§ INSTRUCTIONS TO FOLLOW:
Restate the data exactly as given and keep the pictures out.

[Records with drawing code]
|---|

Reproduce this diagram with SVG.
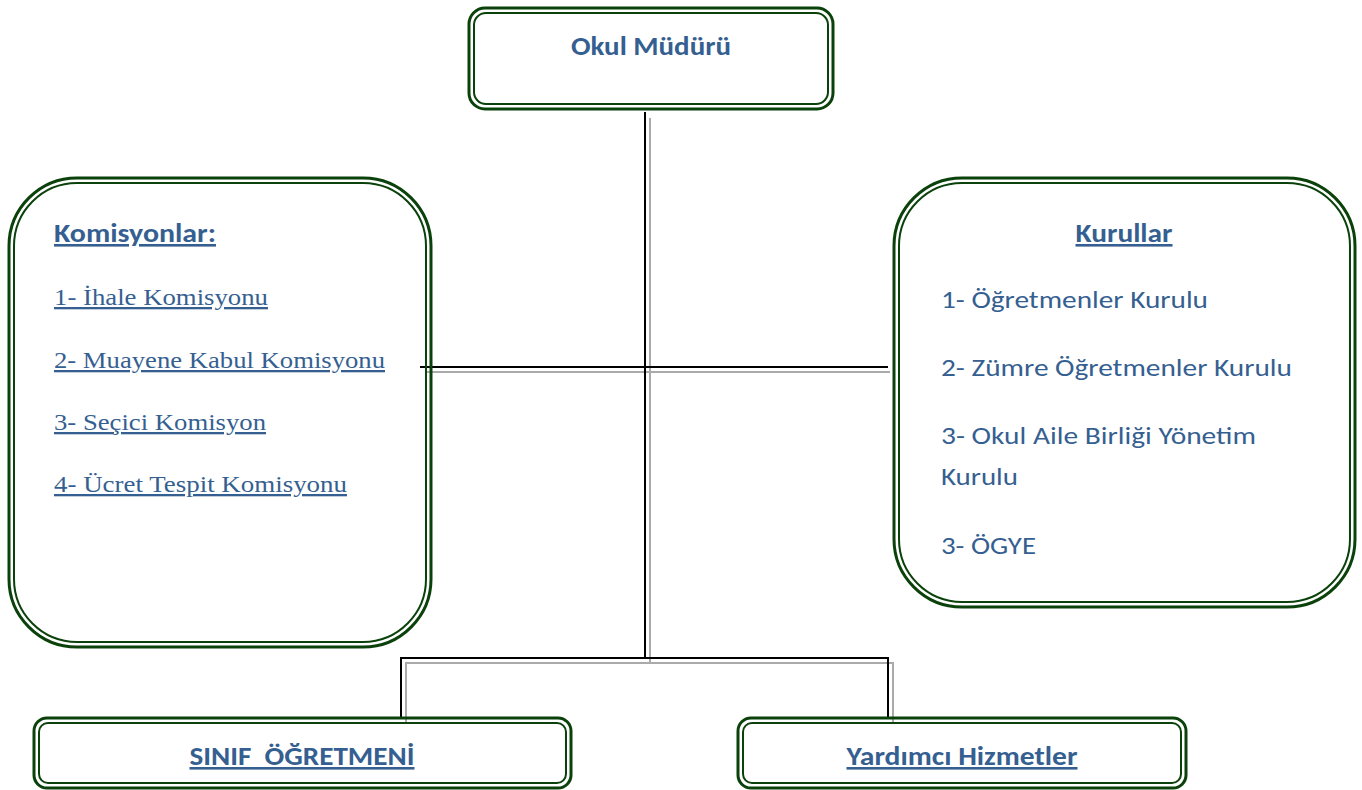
<svg xmlns="http://www.w3.org/2000/svg" width="1362" height="790" viewBox="0 0 1362 790">
<style>
.o{fill:none;stroke:#0b420b;stroke-width:3}
.i{fill:none;stroke:#0b420b;stroke-width:2}
.t{font-family:Carlito,"Open Sans","Liberation Sans",sans-serif;fill:#365f91;font-size:25px}
.b{font-weight:bold;font-size:26px}
.u{text-decoration:underline}
.s{font-family:"Liberation Serif",serif;fill:#365f91;font-size:23px;text-decoration:underline}
.k{stroke:#000;stroke-width:2;fill:none}
.g{stroke:#aaa;stroke-width:2;fill:none}
</style>
<rect width="1362" height="790" fill="#fff"/>
<g id="connectors">
<path class="g" d="M650 118V662M425 372H890M406 722V663H893V722"/>
<path class="k" d="M645 112V657M420 367H888M401 719V658H888V718"/>
</g>
<g id="okul-muduru">
<rect class="o" x="469" y="8" width="364" height="101" rx="16"/>
<rect class="i" x="474" y="13" width="354" height="91" rx="12"/>
<text class="t b" x="651" y="55" text-anchor="middle" textLength="160" lengthAdjust="spacingAndGlyphs">Okul Müdürü</text>
</g>
<g id="komisyonlar">
<rect class="o" x="9" y="178" width="422" height="469" rx="68"/>
<rect class="i" x="14" y="183" width="412" height="459" rx="63"/>
<text class="t b u" x="54" y="242" textLength="162" lengthAdjust="spacingAndGlyphs">Komisyonlar:</text>
<text class="s" x="54" y="305" textLength="214" lengthAdjust="spacingAndGlyphs">1- İhale Komisyonu</text>
<text class="s" x="54" y="368" textLength="331" lengthAdjust="spacingAndGlyphs">2- Muayene Kabul Komisyonu</text>
<text class="s" x="54" y="430" textLength="212" lengthAdjust="spacingAndGlyphs">3- Seçici Komisyon</text>
<text class="s" x="54" y="492" textLength="293" lengthAdjust="spacingAndGlyphs">4- Ücret Tespit Komisyonu</text>
</g>
<g id="kurullar">
<rect class="o" x="894" y="178" width="461" height="429" rx="68"/>
<rect class="i" x="899" y="183" width="451" height="419" rx="63"/>
<text class="t b u" x="1124" y="242" text-anchor="middle" textLength="97" lengthAdjust="spacingAndGlyphs">Kurullar</text>
<text class="t" x="941" y="308" textLength="267" lengthAdjust="spacingAndGlyphs">1- Öğretmenler Kurulu</text>
<text class="t" x="941" y="376" textLength="351" lengthAdjust="spacingAndGlyphs">2- Zümre Öğretmenler Kurulu</text>
<text class="t" x="941" y="444" textLength="315" lengthAdjust="spacingAndGlyphs">3- Okul Aile Birliği Yönetim</text>
<text class="t" x="941" y="485" textLength="77" lengthAdjust="spacingAndGlyphs">Kurulu</text>
<text class="t" x="941" y="554" textLength="95" lengthAdjust="spacingAndGlyphs">3- ÖGYE</text>
</g>
<g id="sinif-ogretmeni">
<rect class="o" x="34" y="718" width="537" height="70" rx="13"/>
<rect class="i" x="39" y="723" width="527" height="60" rx="9"/>
<text class="t b u" x="302" y="765" text-anchor="middle" textLength="225" lengthAdjust="spacingAndGlyphs" style="white-space:pre">SINIF  ÖĞRETMENİ</text>
</g>
<g id="yardimci-hizmetler">
<rect class="o" x="738" y="718" width="448" height="70" rx="13"/>
<rect class="i" x="743" y="723" width="438" height="60" rx="9"/>
<text class="t b u" x="962" y="765" text-anchor="middle" textLength="231" lengthAdjust="spacingAndGlyphs">Yardımcı Hizmetler</text>
</g>
</svg>
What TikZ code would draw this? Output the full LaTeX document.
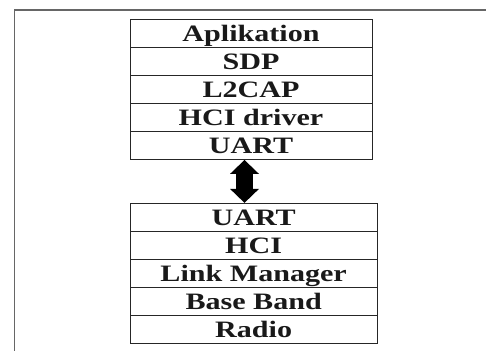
\documentclass[tikz,border=0pt]{standalone}
\usepackage{fontspec}
\newfontfamily\labfont[FakeStretch=1.28]{Liberation Serif}
\usetikzlibrary{arrows.meta}
\begin{document}
\begin{tikzpicture}[x=1pt,y=-1pt,
  layer/.style={draw=black!85, line width=0.9pt, inner sep=0pt,
    minimum height=28pt, text height=16pt, text depth=0pt,
    font=\labfont\bfseries\fontsize{23.5}{28}\selectfont, text=black!90},
  toplayer/.style={layer, minimum width=242pt},
  botlayer/.style={layer, minimum width=247.3pt},
  fatarrow/.style={line width=17pt,
    {Triangle[width=29pt,length=14pt,line width=0pt]}-{Triangle[width=29pt,length=14pt,line width=0pt]}}
]
\useasboundingbox (0,0) rectangle (486,351);
\fill[white] (0,0) rectangle (486,351);
\draw[black!60, line width=1.4pt] (486,10) -- (14.5,10) -- (14.5,351);

\node[toplayer] (t1) at (251,33.5) {Aplikation};
\node[toplayer] (t2) at (251,61.5) {SDP};
\node[toplayer] (t3) at (251,89.5) {L2CAP};
\node[toplayer] (t4) at (251,117.5) {HCI driver};
\node[toplayer] (t5) at (251,145.5) {UART};

\node[botlayer] (b1) at (253.65,217.3) {UART};
\node[botlayer] (b2) at (253.65,245.3) {HCI};
\node[botlayer] (b3) at (253.65,273.3) {Link Manager};
\node[botlayer] (b4) at (253.65,301.3) {Base Band};
\node[botlayer] (b5) at (253.65,329.3) {Radio};

\draw[fatarrow] ([xshift=-6.5pt]t5.south) -- ([xshift=-9.15pt]b1.north);
\end{tikzpicture}
\end{document}
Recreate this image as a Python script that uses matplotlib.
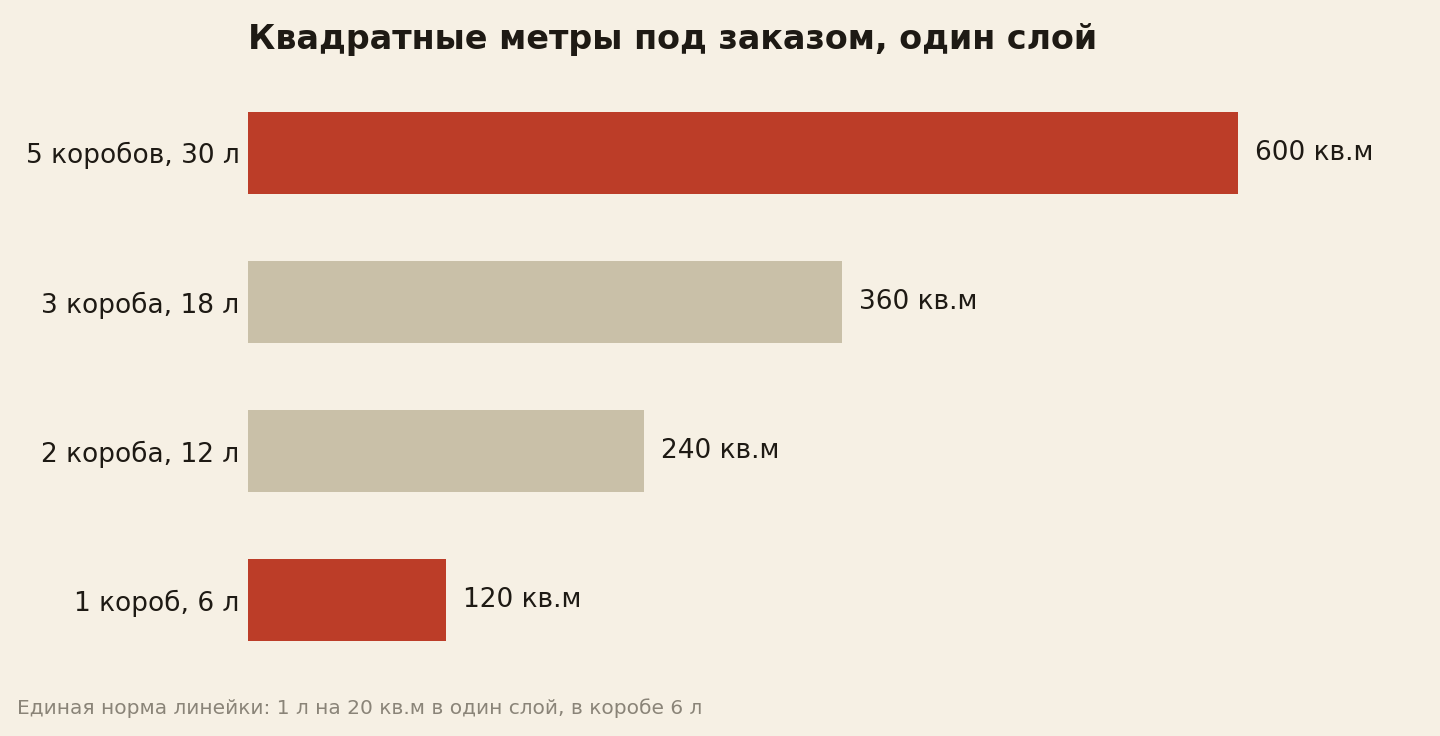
import matplotlib.pyplot as plt

# Data
categories = ['5 коробов, 30 л', '3 короба, 18 л', '2 короба, 12 л', '1 короб, 6 л']
area_m2 = [600, 360, 240, 120]
highlight = [True, False, False, True]

bg = '#F6F0E4'
red = '#BC3D28'
beige = '#C9C0A8'
dark = '#1E1A14'

fig = plt.figure(figsize=(14.4, 7.36), dpi=100, facecolor=bg)
ax = fig.add_axes([248 / 1440, 1 - 675 / 736, 1150 / 1440, (675 - 78) / 736])
ax.set_facecolor(bg)

ypos = list(range(len(categories)))
colors = [red if h else beige for h in highlight]
ax.barh(ypos, area_m2, height=0.55, color=colors)
ax.set_ylim(len(categories) - 0.5, -0.5)
ax.set_xlim(0, 1150 / 1.65)

for y, v in zip(ypos, area_m2):
    ax.text(v + 10, y, f'{v} кв.м', va='center', ha='left', fontsize=19, color=dark)

ax.set_yticks(ypos)
ax.set_yticklabels(categories, fontsize=19, color=dark)
ax.tick_params(axis='y', length=0, pad=6)
ax.set_xticks([])
for s in ax.spines.values():
    s.set_visible(False)

fig.text(248 / 1440, 1 - 40 / 736, 'Квадратные метры под заказом, один слой',
         fontsize=24, fontweight='bold', color=dark, ha='left', va='center')
fig.text(17 / 1440, 1 - 708 / 736, 'Единая норма линейки: 1 л на 20 кв.м в один слой, в коробе 6 л',
         fontsize=14.5, color='#8A8478', ha='left', va='center')

fig.savefig('out.png', dpi=100, facecolor=bg)
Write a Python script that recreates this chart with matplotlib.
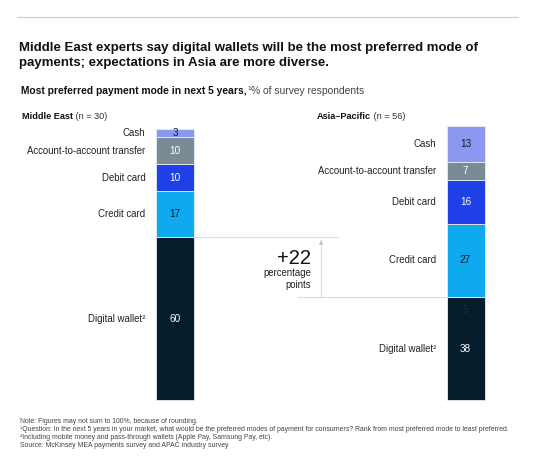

|---|

§ SOLUTION TO THIS TASK:
Reproduce this diagram with SVG.
<svg xmlns="http://www.w3.org/2000/svg" width="1362" height="790" viewBox="0 0 1362 790">
<style>
.o{fill:none;stroke:#0b420b;stroke-width:3}
.i{fill:none;stroke:#0b420b;stroke-width:2}
.t{font-family:Carlito,"Open Sans","Liberation Sans",sans-serif;fill:#365f91;font-size:25px}
.b{font-weight:bold;font-size:26px}
.u{text-decoration:underline}
.s{font-family:"Liberation Serif",serif;fill:#365f91;font-size:23px;text-decoration:underline}
.k{stroke:#000;stroke-width:2;fill:none}
.g{stroke:#aaa;stroke-width:2;fill:none}
</style>
<rect width="1362" height="790" fill="#fff"/>
<g id="connectors">
<path class="g" d="M650 118V662M425 372H890M406 722V663H893V722"/>
<path class="k" d="M645 112V657M420 367H888M401 719V658H888V718"/>
</g>
<g id="okul-muduru">
<rect class="o" x="469" y="8" width="364" height="101" rx="16"/>
<rect class="i" x="474" y="13" width="354" height="91" rx="12"/>
<text class="t b" x="651" y="55" text-anchor="middle" textLength="160" lengthAdjust="spacingAndGlyphs">Okul Müdürü</text>
</g>
<g id="komisyonlar">
<rect class="o" x="9" y="178" width="422" height="469" rx="68"/>
<rect class="i" x="14" y="183" width="412" height="459" rx="63"/>
<text class="t b u" x="54" y="242" textLength="162" lengthAdjust="spacingAndGlyphs">Komisyonlar:</text>
<text class="s" x="54" y="305" textLength="214" lengthAdjust="spacingAndGlyphs">1- İhale Komisyonu</text>
<text class="s" x="54" y="368" textLength="331" lengthAdjust="spacingAndGlyphs">2- Muayene Kabul Komisyonu</text>
<text class="s" x="54" y="430" textLength="212" lengthAdjust="spacingAndGlyphs">3- Seçici Komisyon</text>
<text class="s" x="54" y="492" textLength="293" lengthAdjust="spacingAndGlyphs">4- Ücret Tespit Komisyonu</text>
</g>
<g id="kurullar">
<rect class="o" x="894" y="178" width="461" height="429" rx="68"/>
<rect class="i" x="899" y="183" width="451" height="419" rx="63"/>
<text class="t b u" x="1124" y="242" text-anchor="middle" textLength="97" lengthAdjust="spacingAndGlyphs">Kurullar</text>
<text class="t" x="941" y="308" textLength="267" lengthAdjust="spacingAndGlyphs">1- Öğretmenler Kurulu</text>
<text class="t" x="941" y="376" textLength="351" lengthAdjust="spacingAndGlyphs">2- Zümre Öğretmenler Kurulu</text>
<text class="t" x="941" y="444" textLength="315" lengthAdjust="spacingAndGlyphs">3- Okul Aile Birliği Yönetim</text>
<text class="t" x="941" y="485" textLength="77" lengthAdjust="spacingAndGlyphs">Kurulu</text>
<text class="t" x="941" y="554" textLength="95" lengthAdjust="spacingAndGlyphs">3- ÖGYE</text>
</g>
<g id="sinif-ogretmeni">
<rect class="o" x="34" y="718" width="537" height="70" rx="13"/>
<rect class="i" x="39" y="723" width="527" height="60" rx="9"/>
<text class="t b u" x="302" y="765" text-anchor="middle" textLength="225" lengthAdjust="spacingAndGlyphs" style="white-space:pre">SINIF  ÖĞRETMENİ</text>
</g>
<g id="yardimci-hizmetler">
<rect class="o" x="738" y="718" width="448" height="70" rx="13"/>
<rect class="i" x="743" y="723" width="438" height="60" rx="9"/>
<text class="t b u" x="962" y="765" text-anchor="middle" textLength="231" lengthAdjust="spacingAndGlyphs">Yardımcı Hizmetler</text>
</g>
</svg>
What TikZ code would draw this? Output the full LaTeX document.
\documentclass[tikz,border=0pt]{standalone}
\usepackage{fontspec}
\newfontfamily\labfont[FakeStretch=1.28]{Liberation Serif}
\usetikzlibrary{arrows.meta}
\begin{document}
\begin{tikzpicture}[x=1pt,y=-1pt,
  layer/.style={draw=black!85, line width=0.9pt, inner sep=0pt,
    minimum height=28pt, text height=16pt, text depth=0pt,
    font=\labfont\bfseries\fontsize{23.5}{28}\selectfont, text=black!90},
  toplayer/.style={layer, minimum width=242pt},
  botlayer/.style={layer, minimum width=247.3pt},
  fatarrow/.style={line width=17pt,
    {Triangle[width=29pt,length=14pt,line width=0pt]}-{Triangle[width=29pt,length=14pt,line width=0pt]}}
]
\useasboundingbox (0,0) rectangle (486,351);
\fill[white] (0,0) rectangle (486,351);
\draw[black!60, line width=1.4pt] (486,10) -- (14.5,10) -- (14.5,351);

\node[toplayer] (t1) at (251,33.5) {Aplikation};
\node[toplayer] (t2) at (251,61.5) {SDP};
\node[toplayer] (t3) at (251,89.5) {L2CAP};
\node[toplayer] (t4) at (251,117.5) {HCI driver};
\node[toplayer] (t5) at (251,145.5) {UART};

\node[botlayer] (b1) at (253.65,217.3) {UART};
\node[botlayer] (b2) at (253.65,245.3) {HCI};
\node[botlayer] (b3) at (253.65,273.3) {Link Manager};
\node[botlayer] (b4) at (253.65,301.3) {Base Band};
\node[botlayer] (b5) at (253.65,329.3) {Radio};

\draw[fatarrow] ([xshift=-6.5pt]t5.south) -- ([xshift=-9.15pt]b1.north);
\end{tikzpicture}
\end{document}
Recreate this image as a Python script that uses matplotlib.
import matplotlib.pyplot as plt

# Data
categories = ['5 коробов, 30 л', '3 короба, 18 л', '2 короба, 12 л', '1 короб, 6 л']
area_m2 = [600, 360, 240, 120]
highlight = [True, False, False, True]

bg = '#F6F0E4'
red = '#BC3D28'
beige = '#C9C0A8'
dark = '#1E1A14'

fig = plt.figure(figsize=(14.4, 7.36), dpi=100, facecolor=bg)
ax = fig.add_axes([248 / 1440, 1 - 675 / 736, 1150 / 1440, (675 - 78) / 736])
ax.set_facecolor(bg)

ypos = list(range(len(categories)))
colors = [red if h else beige for h in highlight]
ax.barh(ypos, area_m2, height=0.55, color=colors)
ax.set_ylim(len(categories) - 0.5, -0.5)
ax.set_xlim(0, 1150 / 1.65)

for y, v in zip(ypos, area_m2):
    ax.text(v + 10, y, f'{v} кв.м', va='center', ha='left', fontsize=19, color=dark)

ax.set_yticks(ypos)
ax.set_yticklabels(categories, fontsize=19, color=dark)
ax.tick_params(axis='y', length=0, pad=6)
ax.set_xticks([])
for s in ax.spines.values():
    s.set_visible(False)

fig.text(248 / 1440, 1 - 40 / 736, 'Квадратные метры под заказом, один слой',
         fontsize=24, fontweight='bold', color=dark, ha='left', va='center')
fig.text(17 / 1440, 1 - 708 / 736, 'Единая норма линейки: 1 л на 20 кв.м в один слой, в коробе 6 л',
         fontsize=14.5, color='#8A8478', ha='left', va='center')

fig.savefig('out.png', dpi=100, facecolor=bg)
Write a Python script that recreates this chart with matplotlib.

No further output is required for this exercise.